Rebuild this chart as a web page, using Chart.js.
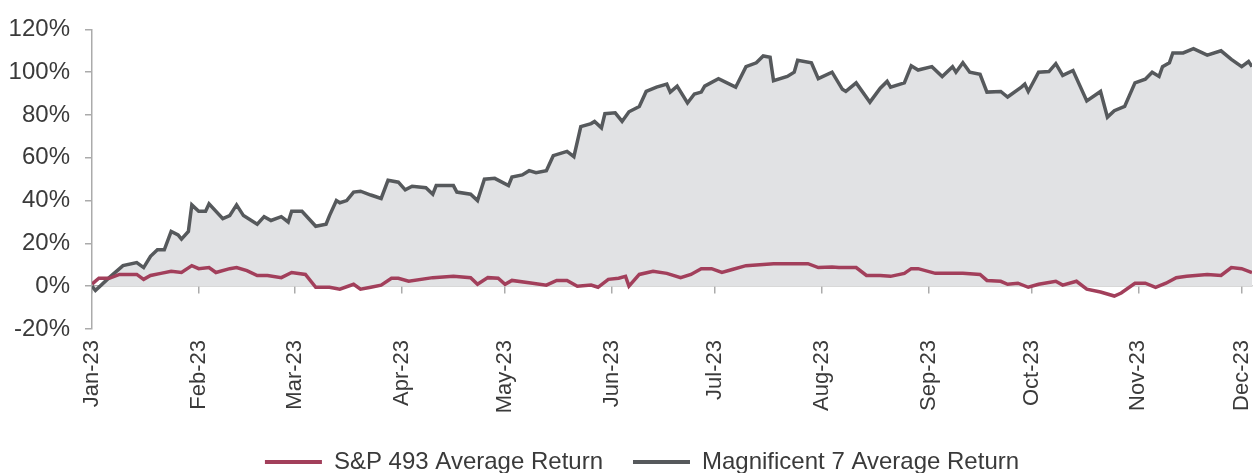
<!DOCTYPE html>
<html>
<head>
<meta charset="utf-8">
<script src="https://cdn.jsdelivr.net/npm/chart.js@4.4.1/dist/chart.umd.min.js"></script>
<style>
  html, body { margin: 0; padding: 0; background: #fff; overflow: hidden; }
  #wrap { width: 1254px; height: 484px; }
</style>
</head>
<body>
<div id="wrap"><canvas id="perfChart"></canvas></div>
<script>
// Days counted from 1 Jan 2023
const monthStarts = [0, 31, 59, 90, 120, 151, 181, 212, 243, 273, 304, 334];
const monthLabels = ['Jan-23', 'Feb-23', 'Mar-23', 'Apr-23', 'May-23', 'Jun-23',
                     'Jul-23', 'Aug-23', 'Sep-23', 'Oct-23', 'Nov-23', 'Dec-23'];
const yTicks = [-20, 0, 20, 40, 60, 80, 100, 120];

// S&P 493 average return (%)
const spDays = [0, 2, 5, 8, 13, 15, 17, 20, 23, 26, 29, 31, 34, 36, 40, 42, 45, 48, 51, 55,
  58, 62, 65, 69, 72, 76, 78, 81, 84, 87, 89, 92, 99, 105, 110, 112, 115, 118, 120, 122,
  128, 132, 135, 138, 141, 145, 147, 150, 153, 155, 156, 159, 163, 167, 171, 174, 177, 180, 183, 186,
  190, 194, 198, 204, 208, 211, 215, 217, 222, 225, 229, 232, 236, 238, 240, 245, 250, 253, 258, 260,
  264, 266, 269, 272, 275, 280, 282, 286, 289, 293, 297, 299, 303, 306, 309, 312, 315, 318, 324, 328,
  331, 334, 337];
const spValues = [1, 3.7, 3.7, 5.5, 5.5, 3.2, 5, 6, 7, 6.4, 9.6, 8.2, 8.7, 6.4, 8.2, 8.7, 7.3, 5, 5, 4,
  6.4, 5.5, -0.5, -0.5, -1.4, 0.9, -1.4, -0.5, 0.5, 3.7, 3.7, 2.3, 4, 4.6, 4, 0.9, 4, 3.7, 0.9, 2.7,
  1.4, 0.5, 2.7, 2.7, 0, 0.5, -0.5, 3.2, 3.7, 4.6, 0, 5.5, 7, 6, 4, 5.5, 8.2, 8.2, 6.4, 7.8,
  9.6, 10, 10.5, 10.5, 10.5, 8.7, 9, 8.7, 8.7, 5, 5, 4.6, 6, 8.2, 8.2, 6, 6, 6, 5.5, 2.7,
  2.3, 0.9, 1.4, -0.5, 0.9, 2.3, 0.5, 2.3, -1.4, -2.7, -4.6, -3.2, 1.4, 1.4, -0.5, 1.4, 4, 4.6, 5.5, 5,
  8.7, 8.2, 6.4];

// Magnificent 7 average return (%)
const magDays = [0, 1, 5, 9, 13, 15, 17, 19, 21, 23, 25, 26, 28, 29, 31, 33, 34, 38, 40, 42,
  44, 48, 50, 52, 55, 57, 58, 61, 65, 68, 69, 71, 72, 74, 76, 78, 81, 84, 86, 89,
  91, 93, 97, 99, 100, 105, 106, 110, 112, 114, 117, 121, 122, 125, 127, 129, 132, 134, 138, 140,
  142, 145, 146, 148, 149, 152, 154, 156, 159, 161, 164, 167, 168, 170, 173, 175, 177, 178, 182, 187,
  190, 193, 195, 197, 198, 202, 204, 205, 209, 211, 215, 218, 219, 222, 226, 229, 231, 232, 236, 238,
  240, 244, 247, 250, 251, 253, 255, 258, 260, 264, 266, 270, 271, 272, 275, 278, 280, 282, 285, 289,
  293, 295, 297, 300, 303, 306, 308, 310, 311, 313, 314, 317, 320, 324, 328, 331, 334, 336, 337];
const magValues = [0, -2, 4, 9.6, 11, 8.7, 14, 17, 17, 25.6, 24, 22, 25.6, 38, 35, 35, 38.5, 31.6, 33, 38,
  33, 29, 32.5, 30.7, 32.5, 30, 35, 35, 28, 29, 33, 40, 39, 40, 44, 44.4, 42.6, 41, 49.5, 48.6,
  45, 46.7, 46, 43, 47, 47, 44, 43, 40, 50, 50.4, 47, 51, 52, 54, 53, 54, 61, 63, 60.5,
  74.6, 76, 77, 74, 80.6, 81, 77, 81.5, 84, 91, 93, 94.4, 90.7, 93.5, 85.6, 89.8, 90.7, 93.5, 97, 93,
  102.6, 104.4, 107.6, 107, 96, 98, 100, 105.6, 104.4, 97, 100, 92, 91, 95, 86, 92.5, 95.7, 93, 95, 103,
  101, 102.6, 98, 102.6, 100, 104.4, 100, 99, 90.7, 91, 88.4, 93, 94.4, 91, 100, 100.3, 104, 98.5, 100.8, 86.6,
  91, 79, 82, 84, 95, 96.7, 100, 98, 102.6, 104.4, 109, 109, 111, 108, 110, 106, 102.6, 105, 102.6];

const toPoints = (days, vals) => days.map((d, i) => ({ x: d, y: vals[i] }));

const FONT = "'Liberation Sans', Arial, sans-serif";
const TEXT = '#3a3a3a';
const AXIS = '#ababab';

new Chart(document.getElementById('perfChart'), {
  type: 'line',
  data: {
    datasets: [
      {
        label: 'S&P 493 Average Return',
        data: toPoints(spDays, spValues),
        borderColor: '#a23f5b',
        backgroundColor: '#a23f5b',
        borderWidth: 3.5,
        pointRadius: 0,
        tension: 0,
        fill: false
      },
      {
        label: 'Magnificent 7 Average Return',
        data: toPoints(magDays, magValues),
        borderColor: '#56595c',
        backgroundColor: '#e1e2e4',
        borderWidth: 3.5,
        pointRadius: 0,
        tension: 0,
        fill: 'origin'
      }
    ]
  },
  options: {
    responsive: true,
    maintainAspectRatio: false,
    animation: false,
    layout: { padding: { top: 24, left: 0, right: 2, bottom: 0 } },
    plugins: {
      tooltip: { enabled: false },
      legend: {
        position: 'bottom',
        fullSize: false,
        labels: {
          boxWidth: 57,
          boxHeight: 4,
          padding: 30,
          color: TEXT,
          font: { size: 24, family: FONT },
          // trailing blanks on the last entry nudge the centred row to the left
          generateLabels: chart => chart.data.datasets.map((ds, i) => ({
            text: ds.label + (i === 1 ? '         ' : ''),
            fillStyle: ds.borderColor,
            strokeStyle: ds.borderColor,
            lineWidth: 0,
            fontColor: TEXT,
            datasetIndex: i
          }))
        }
      }
    },
    scales: {
      x: {
        type: 'linear',
        position: 'bottom',
        min: 0,
        max: 337,
        grid: { display: false, drawTicks: false },
        border: { display: false },
        afterBuildTicks: scale => { scale.ticks = monthStarts.map(v => ({ value: v })); },
        afterFit: scale => { scale.height = 91; scale.paddingLeft = 0; scale.paddingRight = 0; },
        ticks: {
          autoSkip: false,
          minRotation: 90,
          maxRotation: 90,
          padding: 11,
          color: TEXT,
          font: { size: 22, family: FONT },
          callback: v => monthLabels[monthStarts.indexOf(v)]
        }
      },
      xZero: {
        type: 'linear',
        position: { y: 0 },
        min: 0,
        max: 337,
        afterBuildTicks: scale => { scale.ticks = monthStarts.map(v => ({ value: v })); },
        grid: { display: true, drawOnChartArea: false, drawTicks: true, tickLength: 7, color: AXIS, lineWidth: 1.5 },
        border: { display: true, color: AXIS, width: 1.5 },
        ticks: { display: false }
      },
      y: {
        min: -20,
        max: 120,
        afterBuildTicks: scale => { scale.ticks = yTicks.map(v => ({ value: v })); },
        afterFit: scale => { scale.width = 92; },
        grid: { display: true, drawOnChartArea: false, drawTicks: true, tickLength: 7, color: AXIS, lineWidth: 1.5 },
        border: { display: true, color: AXIS, width: 1.5 },
        ticks: {
          padding: 15,
          color: TEXT,
          font: { size: 24, family: FONT },
          callback: v => v + '%'
        }
      }
    }
  }
});
</script>
</body>
</html>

○ ○ ○ ○

Please extract exactly the lines of the data, from the first through the line containing "const yTicks = [-20, 0, 20, 40, 60, 80, 100, 120];", and add no pictures to the copy.

Rebuild this chart as a web page, using Chart.js.
<!DOCTYPE html>
<html>
<head>
<meta charset="utf-8">
<script src="https://cdn.jsdelivr.net/npm/chart.js@4.4.1/dist/chart.umd.min.js"></script>
<style>
  html, body { margin: 0; padding: 0; background: #fff; overflow: hidden; }
  #wrap { width: 1254px; height: 484px; }
</style>
</head>
<body>
<div id="wrap"><canvas id="perfChart"></canvas></div>
<script>
// Days counted from 1 Jan 2023
const monthStarts = [0, 31, 59, 90, 120, 151, 181, 212, 243, 273, 304, 334];
const monthLabels = ['Jan-23', 'Feb-23', 'Mar-23', 'Apr-23', 'May-23', 'Jun-23',
                     'Jul-23', 'Aug-23', 'Sep-23', 'Oct-23', 'Nov-23', 'Dec-23'];
const yTicks = [-20, 0, 20, 40, 60, 80, 100, 120];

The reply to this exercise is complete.